## What to do
Print, word for word, the opening line of the data below and every line after it through the line that contains "from matplotlib.lines import Line2D", but not the pictures.
─── Task input ───
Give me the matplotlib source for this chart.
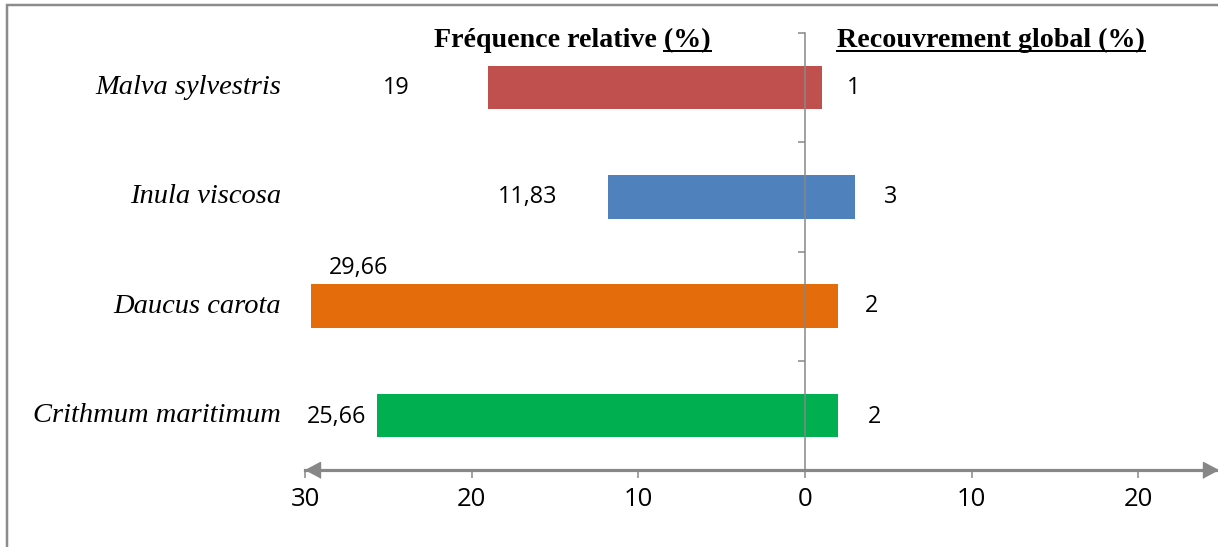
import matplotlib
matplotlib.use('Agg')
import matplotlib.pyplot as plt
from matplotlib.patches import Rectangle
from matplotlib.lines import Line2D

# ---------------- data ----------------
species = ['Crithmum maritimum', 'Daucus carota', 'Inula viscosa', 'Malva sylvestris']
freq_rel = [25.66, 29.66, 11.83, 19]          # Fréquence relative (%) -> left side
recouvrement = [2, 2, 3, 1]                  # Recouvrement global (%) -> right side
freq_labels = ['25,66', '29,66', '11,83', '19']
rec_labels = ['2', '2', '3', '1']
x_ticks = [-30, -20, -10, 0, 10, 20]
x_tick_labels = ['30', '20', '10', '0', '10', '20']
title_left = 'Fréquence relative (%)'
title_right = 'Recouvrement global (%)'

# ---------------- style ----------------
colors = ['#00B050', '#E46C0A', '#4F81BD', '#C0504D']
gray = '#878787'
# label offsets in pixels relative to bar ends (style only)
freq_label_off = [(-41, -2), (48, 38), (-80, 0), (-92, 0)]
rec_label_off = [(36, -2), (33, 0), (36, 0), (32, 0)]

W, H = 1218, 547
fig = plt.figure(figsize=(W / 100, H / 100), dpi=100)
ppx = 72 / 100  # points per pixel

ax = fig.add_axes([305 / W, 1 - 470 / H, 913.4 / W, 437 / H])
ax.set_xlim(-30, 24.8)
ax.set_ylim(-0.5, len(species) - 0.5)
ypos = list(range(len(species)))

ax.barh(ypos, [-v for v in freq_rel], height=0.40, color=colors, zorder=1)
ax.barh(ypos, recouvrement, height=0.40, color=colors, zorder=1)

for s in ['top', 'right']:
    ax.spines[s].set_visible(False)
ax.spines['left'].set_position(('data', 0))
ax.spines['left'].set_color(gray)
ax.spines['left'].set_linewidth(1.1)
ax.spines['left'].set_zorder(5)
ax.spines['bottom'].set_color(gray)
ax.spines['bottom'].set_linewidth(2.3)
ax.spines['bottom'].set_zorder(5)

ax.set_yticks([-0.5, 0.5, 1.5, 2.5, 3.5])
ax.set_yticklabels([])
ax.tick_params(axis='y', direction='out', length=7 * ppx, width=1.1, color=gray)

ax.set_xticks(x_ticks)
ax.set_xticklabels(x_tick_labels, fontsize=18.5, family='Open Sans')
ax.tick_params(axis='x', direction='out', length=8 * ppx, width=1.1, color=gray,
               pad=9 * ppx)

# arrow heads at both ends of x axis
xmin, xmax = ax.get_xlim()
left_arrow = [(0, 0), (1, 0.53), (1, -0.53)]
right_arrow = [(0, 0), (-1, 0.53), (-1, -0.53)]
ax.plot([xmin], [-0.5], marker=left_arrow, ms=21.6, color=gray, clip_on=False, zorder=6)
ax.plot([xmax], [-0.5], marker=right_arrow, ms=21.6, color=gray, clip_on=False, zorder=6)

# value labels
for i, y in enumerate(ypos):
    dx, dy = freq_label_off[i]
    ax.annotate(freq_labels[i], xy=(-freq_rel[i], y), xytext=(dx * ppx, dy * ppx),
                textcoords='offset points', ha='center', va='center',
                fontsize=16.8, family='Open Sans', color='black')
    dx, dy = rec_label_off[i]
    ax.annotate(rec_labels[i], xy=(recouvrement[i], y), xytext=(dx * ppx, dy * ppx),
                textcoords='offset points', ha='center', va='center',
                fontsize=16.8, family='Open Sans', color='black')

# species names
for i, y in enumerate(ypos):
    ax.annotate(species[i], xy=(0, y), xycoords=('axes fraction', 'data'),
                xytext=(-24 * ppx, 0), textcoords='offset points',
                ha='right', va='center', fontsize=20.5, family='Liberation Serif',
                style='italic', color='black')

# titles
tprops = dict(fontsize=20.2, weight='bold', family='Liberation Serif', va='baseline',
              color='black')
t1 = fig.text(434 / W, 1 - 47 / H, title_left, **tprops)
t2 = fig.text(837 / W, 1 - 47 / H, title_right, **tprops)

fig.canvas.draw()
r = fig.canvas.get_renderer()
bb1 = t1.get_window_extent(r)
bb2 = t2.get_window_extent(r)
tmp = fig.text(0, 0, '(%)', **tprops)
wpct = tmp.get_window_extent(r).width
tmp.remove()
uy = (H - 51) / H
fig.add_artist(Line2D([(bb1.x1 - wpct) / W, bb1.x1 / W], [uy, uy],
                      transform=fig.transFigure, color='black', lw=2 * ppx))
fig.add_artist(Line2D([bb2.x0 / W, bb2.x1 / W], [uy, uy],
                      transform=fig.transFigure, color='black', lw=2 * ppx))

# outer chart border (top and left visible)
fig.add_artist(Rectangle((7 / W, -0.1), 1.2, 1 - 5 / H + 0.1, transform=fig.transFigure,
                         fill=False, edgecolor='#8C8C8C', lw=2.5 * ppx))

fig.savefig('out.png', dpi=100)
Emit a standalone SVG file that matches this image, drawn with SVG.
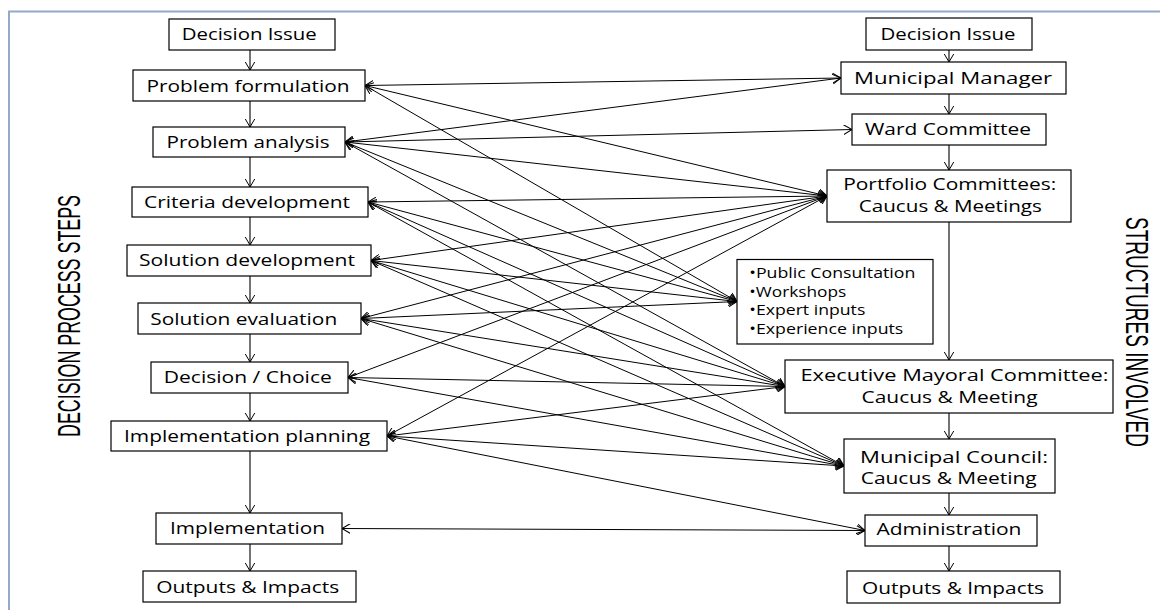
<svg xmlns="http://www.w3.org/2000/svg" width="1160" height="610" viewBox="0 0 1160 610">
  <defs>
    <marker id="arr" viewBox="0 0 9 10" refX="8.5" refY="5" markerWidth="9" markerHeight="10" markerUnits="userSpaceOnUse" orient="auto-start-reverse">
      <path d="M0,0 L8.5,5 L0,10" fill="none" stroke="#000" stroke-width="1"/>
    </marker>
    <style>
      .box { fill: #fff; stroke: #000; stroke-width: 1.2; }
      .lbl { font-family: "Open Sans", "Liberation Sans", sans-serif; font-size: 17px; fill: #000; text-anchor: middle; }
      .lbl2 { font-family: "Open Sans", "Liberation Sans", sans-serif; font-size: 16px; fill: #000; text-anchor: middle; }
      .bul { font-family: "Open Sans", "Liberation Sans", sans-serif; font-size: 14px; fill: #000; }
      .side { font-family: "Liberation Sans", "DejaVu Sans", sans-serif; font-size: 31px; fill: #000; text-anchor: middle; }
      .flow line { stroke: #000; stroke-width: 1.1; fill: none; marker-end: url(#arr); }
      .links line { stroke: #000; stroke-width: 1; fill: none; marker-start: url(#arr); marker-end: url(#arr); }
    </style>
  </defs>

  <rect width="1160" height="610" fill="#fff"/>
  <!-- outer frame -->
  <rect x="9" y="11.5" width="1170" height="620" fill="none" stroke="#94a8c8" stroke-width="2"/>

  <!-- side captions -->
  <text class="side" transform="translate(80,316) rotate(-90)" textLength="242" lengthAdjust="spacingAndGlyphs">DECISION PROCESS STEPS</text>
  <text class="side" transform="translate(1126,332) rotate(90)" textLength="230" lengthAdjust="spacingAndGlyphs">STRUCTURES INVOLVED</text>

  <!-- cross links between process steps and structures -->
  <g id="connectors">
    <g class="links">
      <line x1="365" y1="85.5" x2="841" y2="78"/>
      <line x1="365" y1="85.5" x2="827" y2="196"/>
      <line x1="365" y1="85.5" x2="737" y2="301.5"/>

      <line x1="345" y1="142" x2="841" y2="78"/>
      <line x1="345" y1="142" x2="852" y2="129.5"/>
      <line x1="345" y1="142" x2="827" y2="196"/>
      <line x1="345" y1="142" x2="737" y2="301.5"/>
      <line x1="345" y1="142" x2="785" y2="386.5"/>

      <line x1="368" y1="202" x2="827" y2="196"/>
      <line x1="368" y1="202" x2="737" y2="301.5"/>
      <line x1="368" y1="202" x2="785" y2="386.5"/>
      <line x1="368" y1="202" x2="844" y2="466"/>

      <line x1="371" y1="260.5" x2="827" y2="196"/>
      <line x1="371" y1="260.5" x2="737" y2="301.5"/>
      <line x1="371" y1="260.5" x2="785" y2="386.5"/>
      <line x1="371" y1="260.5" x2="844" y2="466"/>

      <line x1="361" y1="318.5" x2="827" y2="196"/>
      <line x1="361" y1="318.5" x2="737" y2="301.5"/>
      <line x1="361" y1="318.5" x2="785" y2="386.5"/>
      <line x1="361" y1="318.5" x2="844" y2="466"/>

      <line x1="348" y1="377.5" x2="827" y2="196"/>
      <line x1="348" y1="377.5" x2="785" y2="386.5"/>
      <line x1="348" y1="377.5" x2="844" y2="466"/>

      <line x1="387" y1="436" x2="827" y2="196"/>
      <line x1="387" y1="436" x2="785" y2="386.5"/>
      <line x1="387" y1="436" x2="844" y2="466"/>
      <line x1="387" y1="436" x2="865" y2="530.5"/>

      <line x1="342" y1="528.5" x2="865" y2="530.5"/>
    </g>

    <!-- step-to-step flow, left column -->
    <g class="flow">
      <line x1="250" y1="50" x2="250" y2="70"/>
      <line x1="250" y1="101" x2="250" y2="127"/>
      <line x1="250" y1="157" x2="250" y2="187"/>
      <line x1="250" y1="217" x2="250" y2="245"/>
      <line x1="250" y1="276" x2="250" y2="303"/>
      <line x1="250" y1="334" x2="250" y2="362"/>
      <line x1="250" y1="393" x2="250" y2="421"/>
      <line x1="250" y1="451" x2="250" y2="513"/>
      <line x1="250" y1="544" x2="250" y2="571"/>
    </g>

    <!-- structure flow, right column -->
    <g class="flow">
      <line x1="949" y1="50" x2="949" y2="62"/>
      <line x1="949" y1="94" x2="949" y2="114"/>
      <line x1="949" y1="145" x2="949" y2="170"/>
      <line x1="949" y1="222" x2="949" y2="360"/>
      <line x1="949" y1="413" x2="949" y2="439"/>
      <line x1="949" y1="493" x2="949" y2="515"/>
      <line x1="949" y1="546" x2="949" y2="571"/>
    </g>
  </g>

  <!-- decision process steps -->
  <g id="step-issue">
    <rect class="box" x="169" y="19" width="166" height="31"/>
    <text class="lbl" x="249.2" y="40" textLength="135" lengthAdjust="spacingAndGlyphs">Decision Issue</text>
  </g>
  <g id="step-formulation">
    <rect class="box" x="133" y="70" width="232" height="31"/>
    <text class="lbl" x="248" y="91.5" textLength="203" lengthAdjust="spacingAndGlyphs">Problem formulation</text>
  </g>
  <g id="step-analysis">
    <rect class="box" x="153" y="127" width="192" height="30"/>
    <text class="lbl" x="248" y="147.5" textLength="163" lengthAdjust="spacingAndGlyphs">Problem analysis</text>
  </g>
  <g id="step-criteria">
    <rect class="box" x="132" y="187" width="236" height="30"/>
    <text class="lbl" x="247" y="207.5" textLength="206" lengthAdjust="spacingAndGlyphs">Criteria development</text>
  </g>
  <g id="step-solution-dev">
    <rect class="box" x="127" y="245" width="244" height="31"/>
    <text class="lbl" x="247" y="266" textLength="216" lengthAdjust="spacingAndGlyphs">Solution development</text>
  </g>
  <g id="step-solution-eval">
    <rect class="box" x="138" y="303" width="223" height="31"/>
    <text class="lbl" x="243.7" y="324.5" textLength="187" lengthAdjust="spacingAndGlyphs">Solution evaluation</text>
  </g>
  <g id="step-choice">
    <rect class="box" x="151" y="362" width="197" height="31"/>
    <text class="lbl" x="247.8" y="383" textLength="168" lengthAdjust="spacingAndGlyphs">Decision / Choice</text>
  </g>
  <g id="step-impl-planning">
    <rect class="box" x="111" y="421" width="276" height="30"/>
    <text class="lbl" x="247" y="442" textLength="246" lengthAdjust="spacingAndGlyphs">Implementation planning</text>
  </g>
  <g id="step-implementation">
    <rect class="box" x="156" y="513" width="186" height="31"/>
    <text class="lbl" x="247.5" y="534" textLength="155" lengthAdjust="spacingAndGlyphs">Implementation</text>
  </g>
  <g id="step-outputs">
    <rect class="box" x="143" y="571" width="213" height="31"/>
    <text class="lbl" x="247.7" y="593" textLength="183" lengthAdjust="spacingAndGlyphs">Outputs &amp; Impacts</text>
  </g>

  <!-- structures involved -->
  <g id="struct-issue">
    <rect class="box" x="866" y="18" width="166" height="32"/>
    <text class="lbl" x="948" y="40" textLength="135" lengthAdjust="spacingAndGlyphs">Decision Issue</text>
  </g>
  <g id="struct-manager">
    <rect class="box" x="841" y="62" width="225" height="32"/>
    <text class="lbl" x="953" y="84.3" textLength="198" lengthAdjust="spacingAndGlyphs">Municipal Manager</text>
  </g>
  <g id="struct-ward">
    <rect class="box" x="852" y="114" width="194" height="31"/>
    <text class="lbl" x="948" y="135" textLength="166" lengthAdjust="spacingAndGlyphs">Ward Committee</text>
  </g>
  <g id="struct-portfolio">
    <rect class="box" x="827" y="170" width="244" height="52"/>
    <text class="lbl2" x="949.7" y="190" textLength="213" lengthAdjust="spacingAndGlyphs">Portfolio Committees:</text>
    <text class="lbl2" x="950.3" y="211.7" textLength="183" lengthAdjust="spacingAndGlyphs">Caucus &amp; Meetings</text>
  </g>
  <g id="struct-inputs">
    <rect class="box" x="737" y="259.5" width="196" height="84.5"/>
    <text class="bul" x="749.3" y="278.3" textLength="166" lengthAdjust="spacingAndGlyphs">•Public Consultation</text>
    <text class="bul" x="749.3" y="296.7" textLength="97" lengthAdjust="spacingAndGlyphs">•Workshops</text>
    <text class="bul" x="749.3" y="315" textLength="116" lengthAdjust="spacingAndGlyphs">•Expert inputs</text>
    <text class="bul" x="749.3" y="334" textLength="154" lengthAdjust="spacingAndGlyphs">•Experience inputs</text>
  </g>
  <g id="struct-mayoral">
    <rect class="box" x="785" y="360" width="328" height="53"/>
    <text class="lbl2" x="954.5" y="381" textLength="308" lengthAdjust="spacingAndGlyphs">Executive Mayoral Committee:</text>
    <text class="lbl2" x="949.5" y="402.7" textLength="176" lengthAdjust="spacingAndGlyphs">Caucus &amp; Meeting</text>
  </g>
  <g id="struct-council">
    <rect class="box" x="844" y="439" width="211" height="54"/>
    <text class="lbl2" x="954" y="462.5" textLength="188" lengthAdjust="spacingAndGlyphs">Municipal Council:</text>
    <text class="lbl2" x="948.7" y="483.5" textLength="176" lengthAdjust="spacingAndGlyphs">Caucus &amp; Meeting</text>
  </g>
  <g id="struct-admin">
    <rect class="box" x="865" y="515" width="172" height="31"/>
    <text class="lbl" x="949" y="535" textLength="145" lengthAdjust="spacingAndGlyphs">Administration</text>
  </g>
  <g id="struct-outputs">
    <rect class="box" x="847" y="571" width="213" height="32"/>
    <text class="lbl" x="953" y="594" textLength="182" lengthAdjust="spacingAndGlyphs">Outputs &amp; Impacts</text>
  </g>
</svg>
───
## Final result
Give me the matplotlib source for this chart.
import matplotlib
matplotlib.use('Agg')
import matplotlib.pyplot as plt
from matplotlib.patches import Rectangle
from matplotlib.lines import Line2D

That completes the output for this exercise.